Clustering and two-level HMM
Finally, we come to the actual solution. We first cluster the words in the train data into some k no of clusters. k can be fixed by experimenting. For this, we need vector representations of words. We can obtain vector representations by building a cooccurrence matrix and reducing the dimensionality by using SVD. A simpler way would be to use Word2Vec or GloVe vectors. But the problem with them is that they are general and may not be very relevant to the domain of our data. Anyway, it won’t make much of a difference. Now, we have n clusters – k1, k2 …, kn.
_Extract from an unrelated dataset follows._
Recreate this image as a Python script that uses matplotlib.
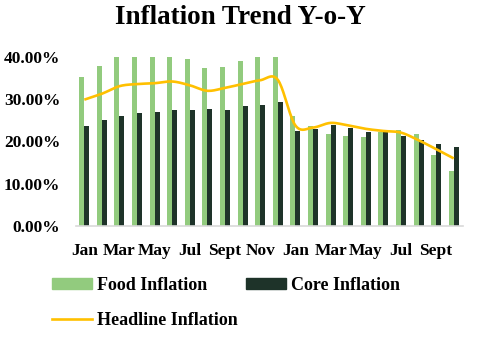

To visualize, our HMM looks like following:
As you can see, the first level of HMM is to get the cluster sequence from the word sequence. As discussed in the previous section, this will require two probabilities – emission and transition. There is no problem with transition probability as the count based approach earlier can still be used (all possible cluster bigram counts are mostly present). But, emission probability cannot be count-based as all possible cluster-word pair counts may not be available. This is the place the clustering and word vectors prove useful. The inverse of the euclidean distance between word vector and mean vector of a cluster can be considered as emission probability:
P(wi | kj) = ||vector(wi)-mean(kj)||-1
Now, we obtained cluster sequence. From this, we have to obtain the tag sequence. This part is the second level of HMM. Similar to the first level, transition probabilities can remain count-based as all tag bigram counts are usually available. Now comes the most tricky part of the entire approach – emission probabilities of cluster-tag. We already have tags for all the words in training data. We now calculate embedding for a tag as the mean of vectors of all words with that tag. Once we have tag embeddings, emission probabilities of tag-cluster can be obtained as the inverse of the euclidean distance between the mean of cluster and tag embedding.
P(ki | tj) = ||vector(tj)-mean(ki)||-1
vector(ti) = 1/n ∑ vector(wj) such that tag(wj) = ti
Points to note while implementing
- While doing Viterbi, during every iteration, you will have to multiply three probabilities – emission, transition, and probability from the previous word. Since these are very small values, multiplying them over and over makes them even smaller. So, instead of multiplying them, we have to add their log probabilities which yield the same result:
log ( P(wi | kj) * P(ki | ki-1) * dp(ki-1) ) = log P(wi | kj) + log P(ki | ki-1) + log dp(ki-1)
For every probability, we have to apply softmax before using as measures like inverse of euclidean distance are very arbitrary and does not obey rules or probability.
- Failing to do any of the above will result in putting all tags same or a repetition of a sequence of tags.